"I also came to appreciate deeper how art is a way for children to make sense of the world around them. They have lots to say about their works, and the experiences that are embedded in their representations."
Kehk Bee Lian
Interview with Artist
Kehk Bee Lian, National Institute of Education, Singapore
Q: Your research interests focus on art teacher education, art teacher knowledge and art teachers’ reflective practice. Please could you summarise the focus of your latest academic research?
A: My recent research is still related to art education in local classroom, specifically
looking at how inquiry learning takes place in art lessons. I examine how art teachers perceive and understand their own teaching as promoting inquiry and the challenges they encounter in trying to enable their pupils to be curious and independent learners.
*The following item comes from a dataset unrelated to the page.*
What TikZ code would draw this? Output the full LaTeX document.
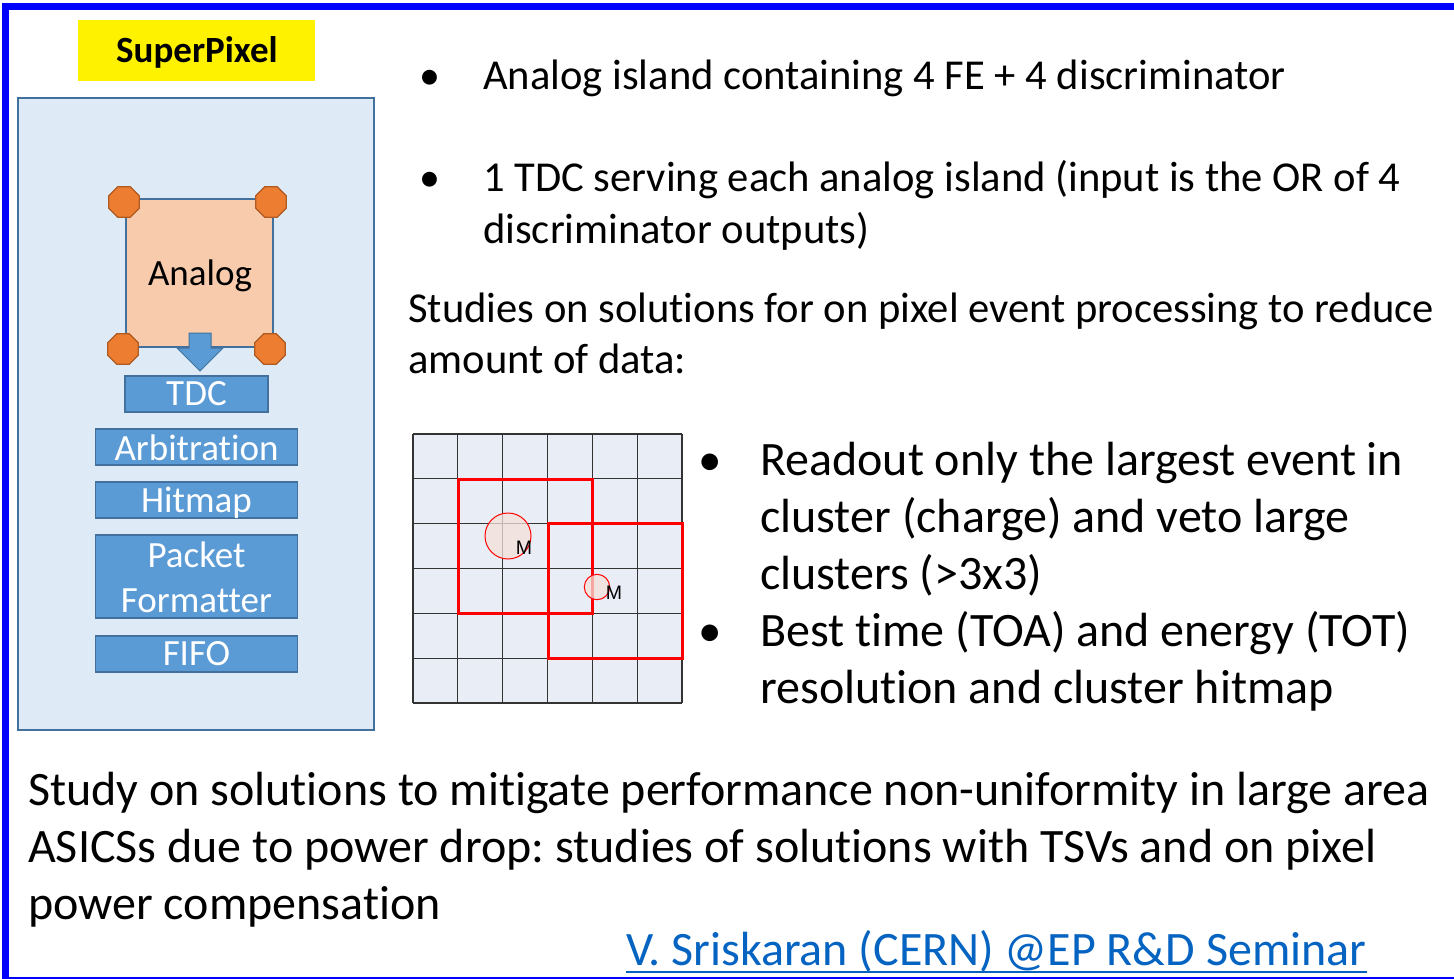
\documentclass[tikz,border=0pt]{standalone}
\usepackage{fontspec}
\setmainfont[Ligatures={NoCommon}]{Carlito}
\newfontfamily\arialf{Liberation Sans}
\usetikzlibrary{shapes.geometric}
\frenchspacing
\definecolor{frameblue}{HTML}{0000FF}
\definecolor{panelfill}{HTML}{DEEBF7}
\definecolor{boxedge}{HTML}{41719C}
\definecolor{blockblue}{HTML}{5B9BD5}
\definecolor{analogfill}{HTML}{F8CBAD}
\definecolor{octfill}{HTML}{ED7D31}
\definecolor{octedge}{HTML}{AE5A21}
\definecolor{gridfill}{HTML}{E9EDF6}
\definecolor{gridline}{HTML}{333333}
\definecolor{peach}{HTML}{F4E0D8}
\definecolor{linkblue}{HTML}{0563C1}
\tikzset{
 txt/.style={anchor=base west, inner sep=0, font=\fontsize{42.6}{51}\selectfont\frenchspacing},
 bigtxt/.style={anchor=base west, inner sep=0, font=\fontsize{48}{57}\selectfont\frenchspacing},
 bul/.style={anchor=base, inner sep=0, font=\fontsize{42}{51}\selectfont},
 bigbul/.style={anchor=base, inner sep=0, font=\fontsize{47}{57}\selectfont},
 blk/.style={draw=boxedge, fill=blockblue, line width=1.5pt, inner sep=0},
 blktxt/.style={anchor=base, inner sep=0, text=white, font=\fontsize{37}{45}\selectfont},
 oct/.style={regular polygon, regular polygon sides=8, minimum size=33pt, inner sep=0, fill=octfill, draw=octedge, line width=1.2pt},
 redbox/.style={draw=red, line width=3pt},
 dot/.style={draw=red, line width=1pt, fill=peach, fill opacity=0.75},
 mlab/.style={inner sep=0, font=\arialf\fontsize{19.5}{20}\selectfont},
}
\begin{document}
\begin{tikzpicture}[x=1pt,y=-1pt]
\useasboundingbox (0,0) rectangle (1454,979);
\fill[white] (0,0) rectangle (1454,979);
% frame
\draw[frameblue, line width=7pt] (5,979) -- (5,7) -- (1460,7);
\draw[frameblue, line width=3pt] (5,978) -- (1460,978);
% left panel
\node[fill=yellow, minimum width=237, minimum height=61, inner sep=0] (sp) at (196.5,50.5) {};
\node[anchor=base, inner sep=0, font=\bfseries\fontsize{37}{45}\selectfont] (sptxt) at (197,63) {SuperPixel};
\node[draw=boxedge, fill=panelfill, line width=1.5pt, minimum width=356, minimum height=632, inner sep=0] (panel) at (196,414) {};
\node[draw=boxedge, fill=analogfill, line width=1.5pt, minimum width=147, minimum height=148, inner sep=0] (analog) at (199.5,273) {};
\node[anchor=base, inner sep=0, font=\fontsize{37}{45}\selectfont] (analogtxt) at (200,285) {Analog};
\node[oct] (o1) at (124,202) {};
\node[oct] (o2) at (271,202) {};
\node[oct] (o3) at (123,349) {};
\node[oct] (o4) at (270,349) {};
\draw[fill=blockblue, draw=boxedge, line width=1pt] (189,333) -- (211,333) -- (211,348) -- (223,348) -- (200,371) -- (177,348) -- (189,348) -- cycle;
\node[blk, minimum width=143, minimum height=36] (tdc) at (196.5,394) {};
\node[blktxt] at (196.5,405) {TDC};
\node[blk, minimum width=202, minimum height=36] (arb) at (196.5,447) {};
\node[blktxt] at (196.5,460) {Arbitration};
\node[blk, minimum width=202, minimum height=36] (hit) at (196.5,500) {};
\node[blktxt] at (196.5,512) {Hitmap};
\node[blk, minimum width=202, minimum height=83] (pf) at (196.5,576.5) {};
\node[blktxt] at (196.5,567) {Packet};
\node[blktxt] at (196.5,612) {Formatter};
\node[blk, minimum width=202, minimum height=36] (fifo) at (196.5,654) {};
\node[blktxt] at (196.5,665) {FIFO};
% top text
\node[bul] at (430,90) {•};
\node[txt] at (483,90) {Analog island containing 4 FE + 4 discriminator};
\node[bul] at (430,191) {•};
\node[txt] at (483,191) {1 TDC serving each analog island (input is the OR of 4};
\node[txt] at (483,243) {discriminator outputs)};
\node[txt] at (408,322) {Studies on solutions for on pixel event processing to reduce};
\node[txt] at (408,373) {amount of data:};
% grid
\fill[gridfill] (413,434) rectangle (682,703);
\foreach \i in {0,...,6} {
  \draw[gridline, line width=1.2pt] (413+\i*44.83,434) -- (413+\i*44.83,703);
  \draw[gridline, line width=1.2pt] (413,434+\i*44.83) -- (682,434+\i*44.83);
}
\draw[redbox] (458,479) rectangle (592,613);
\draw[redbox] (548,523) rectangle (682,658);
\draw[dot] (508,536) circle (23);
\draw[dot] (597,587) circle (12.7);
\node[mlab] at (524,548) {M};
\node[mlab] at (614,593) {M};
% right bullets
\node[bigbul] at (710,475) {•};
\node[bigtxt] at (760,475) {Readout only the largest event in};
\node[bigtxt] at (760,532) {cluster (charge) and veto large};
\node[bigtxt] at (760,589) {clusters (>3x3)};
\node[bigbul] at (710,646) {•};
\node[bigtxt] at (760,646) {Best time (TOA) and energy (TOT)};
\node[bigtxt] at (760,703) {resolution and cluster hitmap};
% bottom
\node[bigtxt] at (28,805) {Study on solutions to mitigate performance non-uniformity in large area};
\node[bigtxt] at (28,862) {ASICSs due to power drop: studies of solutions with TSVs and on pixel};
\node[bigtxt] at (28,919) {power compensation};
\node[bigtxt, text=linkblue] (link) at (626,965) {V. Sriskaran (CERN) @EP R\&D Seminar};
\draw[linkblue, line width=2.5pt] ([yshift=-7pt]link.base west) -- ([yshift=-7pt]link.base east);
\end{tikzpicture}
\end{document}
Q: Please could you tell us something about the work that you are exhibiting/contributing/presenting in the exhibition “The Art of Creative Research” at the NIE in Singapore?
A: I am inspired mainly by the way children make art. Their lack of inhibition, almost always spontaneous, is a big contrast to how older students and adults approach their own art. During Covid and working from home, I had much more opportunities to observe how my own daughter, at that time 6 year old when Covid first hit all of us, created works daily. Even now, she was still drawing and doodling like any 8 year-olds. I also came to appreciate deeper how art is a way for children to make sense of the world around them. They have lots to say about their works, and the experiences that are embedded in their representations. So my concept for this exhibition is to create work using works done by my daughter, to create new meanings from her many interesting doodles and scribbles.
Q: As an artist teacher what inspired you to pursue your doctorate and your career as a lecturer and academic researcher?
A: There is a lot to offer through art. However, for the longest time, art education was neglected. I was motivated to learn more about art education at the beginning of 2000 as a beginning teacher; I saw some exciting changes happening in Singapore’s education landscape and wanted to learn more to contribute to local art syllabuses and art teacher education. Along the way, I have also met many passionate local art teachers who are committed to making art education meaningful for their own pupils.
Q: Is your research designed to influence any curriculum, programme, course or art education policy developments? (Either at NIE or beyond)
A: Yes. Through my research and teaching, I am constantly thinking about what art can offer now and in the future. I work very closely with colleagues from the Ministry of Education and together, we look for ways to ensure that the school art syllabuses are current but also meet the future needs of our students.
Q: How does your research impact on your own learning and teaching strategies and in what ways does it enhance or enrich the students’ education or experience?
A: For instance, my recent research reveals that art teachers tend design guided and structured inquiry lessons, with predetermined end results/productions anticipated. This has led me to consider how I could help art teachers to widen their perception of inquiry and be confident in providing more space for their own pupils to explore their own artmaking.
Q: Do you have any other reflections on the art of creative research?
A: I would like to see more research being done on the relationships between art-making and students’ critical self-awareness.